Is this question difficult, or easy?

I'd say "difficult" -- but not impossible.

Although I would not completely rule out "impossible."

And I wouldn't rule out easy either -- because the answer may be "0" or "3" -- and someone much brighter than I may be able inutituvely to see that.

I'm working on it.

Hi Frank, I did not know you visited the brainy peoples section. :wink:
I know the answer. It is the degree of difficulty I seek. I thank you for your comment. I think.

It appears the answer is zero. If not, the question is difficult. Neil

That's just it, the answers to riddles are usually not what they first appear to be so I'd say this one is fairly difficult, but easy for riddle/math buffs.

I think the camel can get several hundred bananas to market, but I haven't done the math yet. (Think small trips.)

It's easy (because of it's great similarities to other multiple-step-trip riddles).

I won't post the answer (I haven't actually done the calculation) but a hint is that it'll be similar to the South Pole expedition.

Is the grower riding the camel?

If not, how many bananas can the grower carry?

Would someone please answer!

These questions are weighing heavily on my mind.

I've PM'd Try with my answer for how many bananas can get to market by PM -- and it is wrong by a bit. I'm looking over my calculations again.
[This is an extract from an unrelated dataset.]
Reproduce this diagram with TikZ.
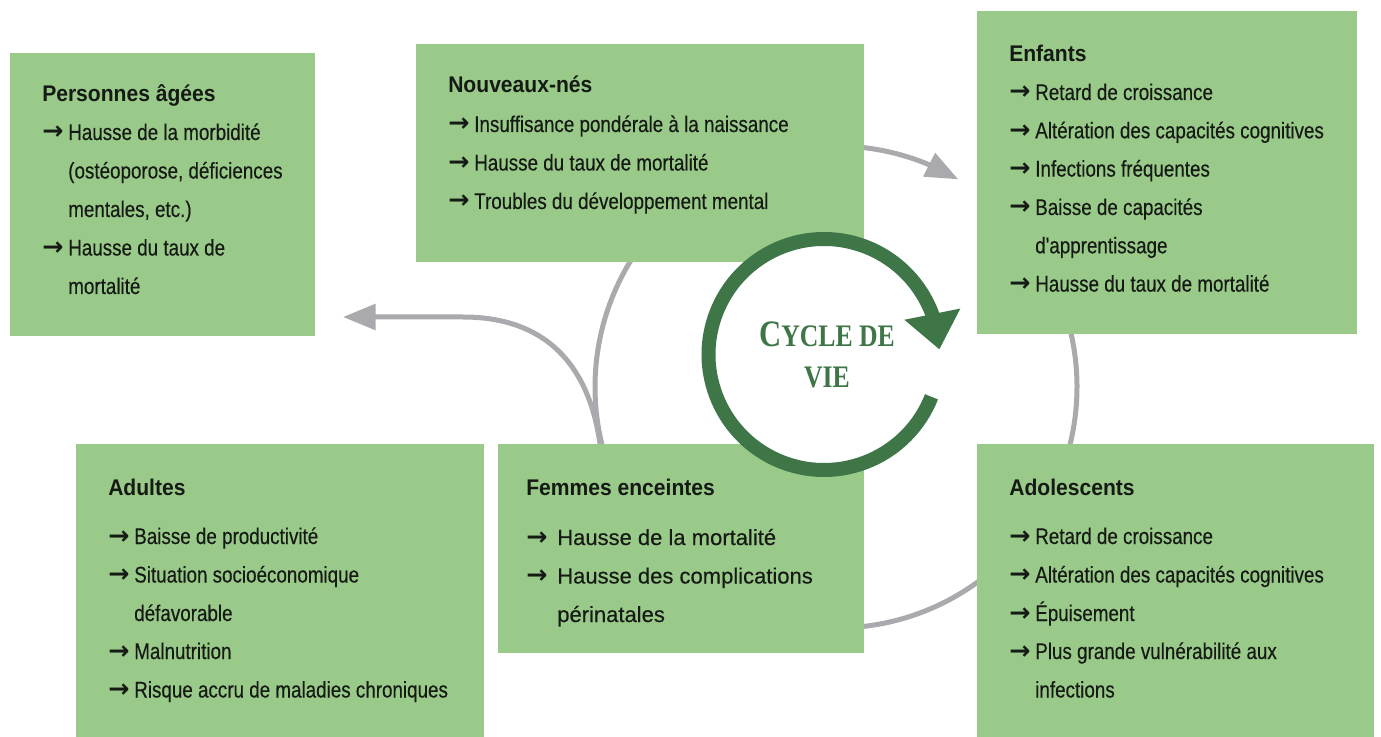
\documentclass[tikz,border=0pt]{standalone}
\usepackage{fontspec}
\usetikzlibrary{arrows.meta,bending}
\newfontfamily\itemfont[FakeStretch=0.83,FakeBold=0.35]{Liberation Sans}
\newfontfamily\titlefont[FakeStretch=0.93]{Liberation Sans}
\newfontfamily\femfont[FakeBold=0.3]{Liberation Sans}
\newfontfamily\arrfont{DejaVu Sans}
\newfontfamily\cyclefont[FakeStretch=0.82]{Liberation Serif}
\definecolor{boxgreen}{RGB}{153,202,137}
\definecolor{darkgreen}{RGB}{62,118,72}
\definecolor{ringgray}{RGB}{170,170,174}
\definecolor{txt}{RGB}{22,26,20}
\newcommand\arw{\makebox[19.5pt][l]{\arrfont\bfseries\fontsize{19pt}{20pt}\selectfont →}}
\newcommand\arwF{\makebox[23.25pt][l]{\arrfont\bfseries\fontsize{19pt}{20pt}\selectfont →}}
\begin{document}
\begin{tikzpicture}[x=0.75pt,y=-0.75pt,
  box/.style={fill=boxgreen,draw=none,inner sep=0pt,anchor=north west},
  ttl/.style={anchor=base west,inner sep=0pt,text=txt,font={\titlefont\bfseries\fontsize{17pt}{20pt}\selectfont}},
  itm/.style={anchor=base west,inner sep=0pt,text=txt,font={\itemfont\fontsize{17pt}{20pt}\selectfont}},
  fitm/.style={anchor=base west,inner sep=0pt,text=txt,font={\femfont\fontsize{16.5pt}{20pt}\selectfont}},
  garrow/.style={draw=ringgray,line width=3.75pt,-{Triangle[length=24.5pt,width=19pt,flex=1]}},
  cyctxt/.style={anchor=base,inner sep=0pt,text=darkgreen,font={\cyclefont\bfseries}}
]
\fill[white] (0,0) rectangle (1381,737);
\useasboundingbox (0,0) rectangle (1381,737);

% gray life-cycle ring
\coordinate (gc) at (836,387);
\draw[garrow] ([shift={(-40:241)}]gc) arc[start angle=-40,end angle=300.5,radius=241];
% branch towards elderly
\coordinate (bs) at (601,452);
\coordinate (bt) at (343,317);
\draw[garrow] (bs) .. controls (592,370) and (550,317) .. (463,317) -- (bt);

% boxes
\node[box,minimum width=228.75pt,minimum height=212.25pt] (pa) at (10,53) {};
\node[box,minimum width=336pt,minimum height=163.5pt] (nn) at (416,44) {};
\node[box,minimum width=285pt,minimum height=242.25pt] (en) at (977,11) {};
\node[box,minimum width=306pt,minimum height=219.75pt] (ad) at (76,444) {};
\node[box,minimum width=274.5pt,minimum height=156.75pt] (fe) at (498,444) {};
\node[box,minimum width=297.75pt,minimum height=219.75pt] (ao) at (977,444) {};

% central cycle
\coordinate (cc) at (824,354.5);
\fill[white] (cc) circle[radius=116];
\draw[darkgreen,line width=10.5pt,-{Triangle[length=27pt,width=41pt,flex=1]}]
  ([shift={(21.5:115.5)}]cc) arc[start angle=21.5,end angle=357.5,radius=115.5];
\node[cyctxt] (cy1) at (827,347) {{\fontsize{28pt}{28pt}\selectfont C}{\fontsize{23.5pt}{24pt}\selectfont YCLE DE}};
\node[cyctxt] (cy2) at (827,388) {{\fontsize{23.5pt}{24pt}\selectfont VIE}};

% Personnes agees
\node[ttl] (pa0) at (42,102) {Personnes âgées};
\node[itm] (pa1) at (42,140) {\arw Hausse de la morbidité};
\node[itm] (pa2) at (68,178.5) {(ostéoporose, déficiences};
\node[itm] (pa3) at (68,217) {mentales, etc.)};
\node[itm] (pa4) at (42,255.5) {\arw Hausse du taux de};
\node[itm] (pa5) at (68,294) {mortalité};

% Nouveaux-nes
\node[ttl] (nn0) at (448,93) {Nouveaux-nés};
\node[itm] (nn1) at (448,132) {\arw Insuffisance pondérale à la naissance};
\node[itm] (nn2) at (448,170.5) {\arw Hausse du taux de mortalité};
\node[itm] (nn3) at (448,209) {\arw Troubles du développement mental};

% Enfants
\node[ttl] (en0) at (1009,62) {Enfants};
\node[itm] (en1) at (1009,100) {\arw Retard de croissance};
\node[itm] (en2) at (1009,138.3) {\arw Altération des capacités cognitives};
\node[itm] (en3) at (1009,176.6) {\arw Infections fréquentes};
\node[itm] (en4) at (1009,215) {\arw Baisse de capacités};
\node[itm] (en5) at (1035,253.3) {d'apprentissage};
\node[itm] (en6) at (1009,291.6) {\arw Hausse du taux de mortalité};

% Adultes
\node[ttl] (ad0) at (108,495) {Adultes};
\node[itm] (ad1) at (108,544) {\arw Baisse de productivité};
\node[itm] (ad2) at (108,582.5) {\arw Situation socioéconomique};
\node[itm] (ad3) at (134,621) {défavorable};
\node[itm] (ad4) at (108,659) {\arw Malnutrition};
\node[itm] (ad5) at (108,697.5) {\arw Risque accru de maladies chroniques};

% Femmes enceintes
\node[ttl] (fe0) at (526,495) {Femmes enceintes};
\node[fitm] (fe1) at (526,545) {\arwF Hausse de la mortalité};
\node[fitm] (fe2) at (526,583.5) {\arwF Hausse des complications};
\node[fitm] (fe3) at (557,622) {périnatales};

% Adolescents
\node[ttl] (ao0) at (1009,495) {Adolescents};
\node[itm] (ao1) at (1009,544) {\arw Retard de croissance};
\node[itm] (ao2) at (1009,582.5) {\arw Altération des capacités cognitives};
\node[itm] (ao3) at (1009,621) {\arw Épuisement};
\node[itm] (ao4) at (1009,659) {\arw Plus grande vulnérabilité aux};
\node[itm] (ao5) at (1035,697.5) {infections};
\end{tikzpicture}
\end{document}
My instincts told me the answer would be about 1/3 of the bananas can get there -- and if the final answer comes in at around that point -- I will rate the puzzle as fairly easy even if I don't get the exact answer myself.
(Hope my reasoning on that makes sense.)

1/3 is pretty far off, Frank. Think about the clues Craven & I gave.

A simple zero seems very obvious. I'll check in to see if I'm wrong.

The answer is clearly not zero or three. I can get 250 of the bananas to market using this process.


1. I load up 1000 bananas and go 250 miles.
bananas at start = 2000
bananas eaten = 250
bananas at 250 mile mark = 750

2. I load 250 bananas (for eating and go back to the start point
bananas at start 2000
bananas eaten = 500
bananas at 250 mile mar = 500

3. I load 1000 more bananas and go 250.
bananas at start = 1000
bananas eaten = 750
bananas at 250 mile mark = 1250

4. I now load 1000 bananas And go the 750 miles to market
During this time my camel eats 750 bananas leaving me with
250 to sell. (Unfortunately this leaves me with no bananas to return with meaning I have to sell my camel. But this was not part of the problem.)

I believe I can do better. When I have time I will do the algebra.


Nice problem.

I can do 332. I'm trying for 333, 334, 335.

I think more than 335 is impossible -- but I am not yet sure of 333 - 335.

Much tougher than I thought. How about 400?

2 round trips to the 400 marker leaves 400 bananas there. On the third trip you fill up there and walk the remaining 600 miles. = 400 Correct?

ebrown may be on the right traack I think, but the steps should be one mile each(resulting in rotton bananas less than half way unless this is miilion mile per hour camel) 2 bananas get 998 bananas to mile marker one, plus the return trip empty, so 5 bananas gets 3000 bananas to the 1 mile marker (no need to return empty following the third trip) repeat 999 times using 4995 bananas, which is almost 2000 more bananas than you have. We can use some what larger steps and abandon some of the bannanas at some of the stops, but I suspect he still gets zero to market, even if he carries some of the bananas himself (assuming he will eat some of the bananas if he carries any)
Why not expend all this effort analzing rotating tethers that have million to one probability of getting us cheap acsess to space? Aagh... I'm still analyzing. he can only use one camel, but he can use a different camel each trip avoiding return trips. It might get a few rotten bananas to market, but I can't handlle leaving camels in the desert to starve. Neil

If you go to mile 400 and drop off 200 bananas you will still be left with 400 bananas to get you back to start.

You pick up 1000 -- go back to the 400 mile post and drop off 200 bananas -- and use the 400 remaining to get you back to start.

You pick up the last 1000 -- and go to the 400 mile post. You will have 600 left plus you pick up the 400 waiting.

You then travel the remaining 600 miles -- and end up with 400 bananas to market.

Pity camels don't have thumbs;
'hitching a ride' would save it a lot of walking, and hundreds of bananas!

This is now an optimization problem. I won't be happy untill we have an algebraic answer to prove that we have the "best" answer.

The expression for the number of Bananas we can move from the start to a checkpoint D miles away is...

BM = 1000T - D(2T-1) where BM is the number of bananas moved and T is the number of trips.

I thinkg this problem is going to turn into an optimization problem with at least 2 variables.

anyone care to continue...

P.S. Do we allow for the camel to eat a fractional banana to go a fraction of a mile?

Ok I started working this the other way round. The last leg of the journey I think I want to have exactly 1000 bananas left (so I don;t need to leave any bananas behind.

That being said I solved for the distance I can go to have a given number of bananas left.

D = (1000T - BM ) / (2T-1)

Assuming one stopping point the best you can do is set the number of trips to 3 (since you have 3000 bananas to start). This leaves D (the distance of the best stopping point) as 400 as Bill said above.

But you can do better by using 2 stops. used the equation below to find the distance I can go to have 2000 bananas left. This distance is 200 miles (still with 3 trips).

This now I do another step to see how far I can go to have 1000 bananas left. I used the eqation above to find I could go 333 more miles in 2 trips and have 1000 bananas left.

This leaves me with 1000 bananas and only 467 miles to go.

I will now end up at market with 533 bananas to sell.

I think thats the best there is.